Tudo isso é sentido em personagens como Leckie, que, ao longo da história, perde sua fé em Deus depois de toda a violência que é obrigado a presenciar. Enquanto isso, Basilone se torna um condecorado herói de guerra e retorna para casa apenas para servir como um símbolo comercial insatisfeito. A trilha sonora de Hans Zimmer é um dos altos da série, conseguindo transportar todo esse tom mais sínico e cinzento para suas notas.
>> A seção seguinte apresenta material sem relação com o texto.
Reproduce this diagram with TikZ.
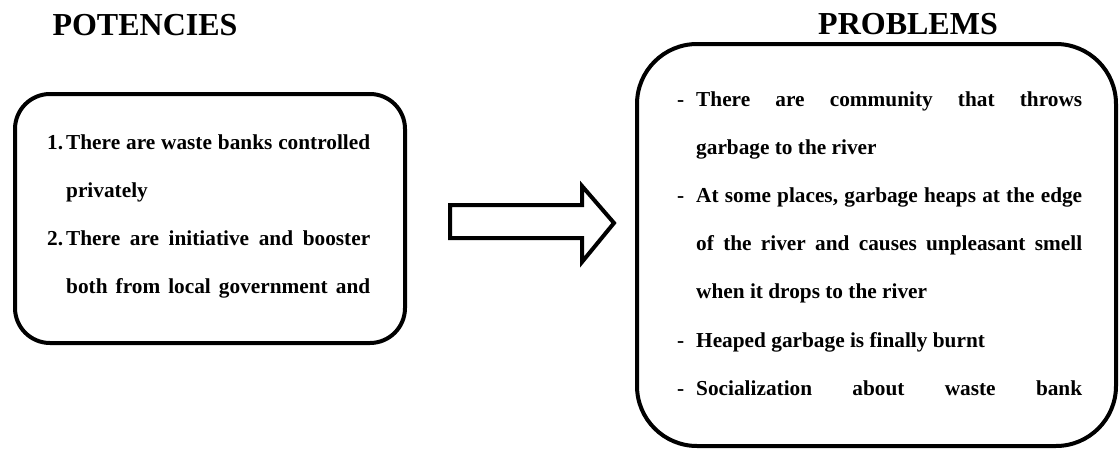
\documentclass[tikz,border=0pt]{standalone}
\usepackage{fontspec}
\setmainfont{Liberation Serif}
\usetikzlibrary{positioning}

\newcommand{\jline}[2]{\makebox[#1][s]{#2}}
\newcommand{\lbl}[1]{\makebox[19pt][l]{#1}}

\tikzset{
  panel/.style={draw, line width=4pt, inner sep=0pt},
  ttl/.style={font=\fontsize{32}{36}\selectfont\bfseries, anchor=base},
  body/.style={font=\fontsize{21.3}{48.2}\selectfont\bfseries, anchor=base west, inner sep=0pt, align=left}
}

\begin{document}
\begin{tikzpicture}[x=1pt,y=-1pt]
\useasboundingbox (0,0) rectangle (1120,450);

\node[ttl] (pottitle) at (145,35) {POTENCIES};
\node[ttl] (probtitle) at (908,34) {PROBLEMS};

\node[panel, rounded corners=35pt, minimum width=390pt, minimum height=249pt] (potbox) at (210,218.5) {};
\node[panel, rounded corners=60pt, minimum width=479pt, minimum height=402pt] (probbox) at (876.5,245) {};

% left list (placed by its last baseline)
\node[body] (pottext) at (47,293.6) {\lbl{1.}\jline{304pt}{There are waste banks controlled}\\
\hspace*{19pt}privately\\
\lbl{2.}\jline{304pt}{There are initiative and booster}\\
\hspace*{19pt}\jline{304pt}{both from local government and}};

% right list (placed by its last baseline)
\node[body] (probtext) at (677,395.2) {\lbl{-}\jline{386pt}{There are community that throws}\\
\hspace*{19pt}garbage to the river\\
\lbl{-}\jline{386pt}{At some places, garbage heaps at the edge}\\
\hspace*{19pt}\jline{386pt}{of the river and causes unpleasant smell}\\
\hspace*{19pt}when it drops to the river\\
\lbl{-}Heaped garbage is finally burnt\\
\lbl{-}\jline{386pt}{Socialization about waste bank}};

% block arrow
\draw[line width=4pt] (450,205) -- (582,205) -- (582,186) -- (614,223) -- (582,262) -- (582,238) -- (450,238) -- cycle;
\end{tikzpicture}
\end{document}
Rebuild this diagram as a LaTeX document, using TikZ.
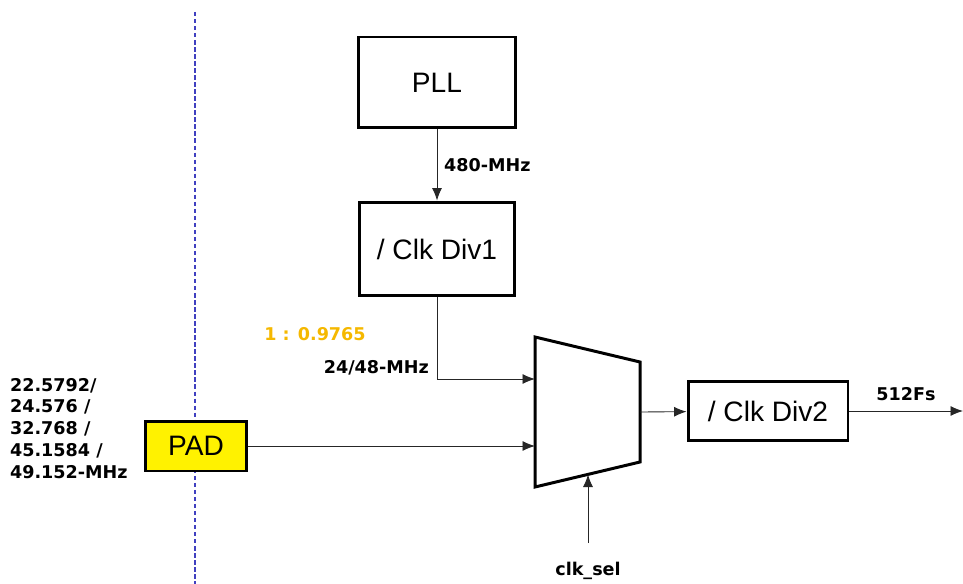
\documentclass[tikz,border=0pt]{standalone}
\usepackage{fontspec}
\setmainfont{Liberation Sans}
\newfontfamily\labelfont{DejaVu Sans}
\usetikzlibrary{arrows.meta,positioning,calc}
\definecolor{ratiogold}{HTML}{F5B800}
\definecolor{borderblue}{HTML}{4040C0}
\tikzset{
  blockbox/.style={
    draw=black,
    line width=1.7pt,
    align=center,
    font=\fontsize{16}{19}\selectfont
  },
  padbox/.style={
    blockbox,
    fill=yellow
  },
  freqlabel/.style={
    font=\labelfont\bfseries\fontsize{10}{12.4}\selectfont,
    inner sep=1pt
  },
  arrow/.style={
    -{Latex[length=2.5mm,width=2mm]},
    line width=0.5pt,
    draw=black!85
  }
}

\begin{document}
\begin{tikzpicture}[x=0.02cm,y=-0.02cm]
\useasboundingbox (0,0) rectangle (963,584);
% chip boundary
\draw[borderblue, dash pattern=on 2.5pt off 1.5pt, line width=0.6pt] (195,12) -- (195,584);
% blocks
\node[blockbox, minimum width=3.14cm, minimum height=1.82cm] (pll) at (437,82.5) {PLL};
\node[blockbox, minimum width=3.1cm, minimum height=1.88cm] (div1) at (437,249) {/ Clk Div1};
\node[blockbox, minimum width=3.2cm, minimum height=1.18cm] (div2) at (768,411) {/ Clk Div2};
\node[padbox, minimum width=2.04cm, minimum height=1.0cm] (pad) at (196,446) {PAD};
% mux
\draw[line width=1.7pt] (535,337) -- (640,362) -- (640,462) -- (535,487) -- cycle;
\coordinate (muxa) at (535,379);
\coordinate (muxb) at (535,446);
\coordinate (muxo) at (640,412);
\coordinate (muxs) at (588,474.5);
\coordinate (sel) at (588,543);
\coordinate (out) at (963,411);
% labels
\node[freqlabel, anchor=north west, align=left] (padfreq) at (8,376)
  {22.5792/\\24.576 /\\32.768 /\\45.1584 /\\49.152-MHz};
\node[freqlabel, text=ratiogold] (ratio) at (315,334) {1 : 0.9765};
\node[freqlabel, anchor=east] (divfreq) at (431,368) {24/48-MHz};
\node[freqlabel] (fsout) at (906,394) {512Fs};
\node[freqlabel] (sellabel) at (588,571) {clk\_sel};
% connectors
\draw[arrow] (pll) -- node[freqlabel, right, xshift=0.1cm] {480-MHz} (div1);
\draw[arrow] (div1.south) |- (muxa);
\draw[arrow] (pad) -- (muxb);
\draw[arrow] (muxo) -- (div2);
\draw[arrow] (div2) -- (out);
\draw[arrow] (sel) -- (muxs);
\end{tikzpicture}
\end{document}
O tom mais introspectivo e fechado dos personagens se deve ao fato de que suas contrapartes reais escreveram suas experiências em livros. Estes sendo Leckie e Sledge, portanto, invés de romantizar o que seus personagens sentiam como Irmãos de Guerra faz, The Pacific tem mais material para basear o desenvolvimento dos homens reais por trás deles.
Veredito
No começo desta crítica, questionamos se The Pacific conseguia sair da sombra projetada pelas próprias responsabilidades de suceder Irmãos de Guerra. Bom, ela consegue, e muito. Por mais que a maioria das pessoas digam que The Pacific seja uma obra inferior a sua antecessora, a série apenas segue um caminho oposto. O tom mais seco, violento, e sombrio pode não ser para todos. Mas, novamente, nenhuma guerra é. Irmãos de Guerra tratava de seus temas da mesma forma, porém, lá tinhamos uma certa esperança no fim de cada episódio por estar com uma única companhia ao longo de dez episódios. Em The Pacific, isso é mais previsível e menos confiável. Personagens principais podem ser retirados da minissérie de uma hora para outra, machucados e cicatrizados permanentemente. Não há tantos personagens para amar como antigamente, apenas alguns deles.
É uma coisa boa que The Pacific saiba usá-los para transmitir todo o horror que viveram na Guerra do Pacífico. De Guadalcanal a Pelileu, esses homens foram heróis tendo que viver com o terror criado dentro de si mesmos, e em volta de si mesmos. Esta é uma obra digna de sua atenção tanto quanto Irmãos de Guerra.
The Pacific está disponível no HBO Max.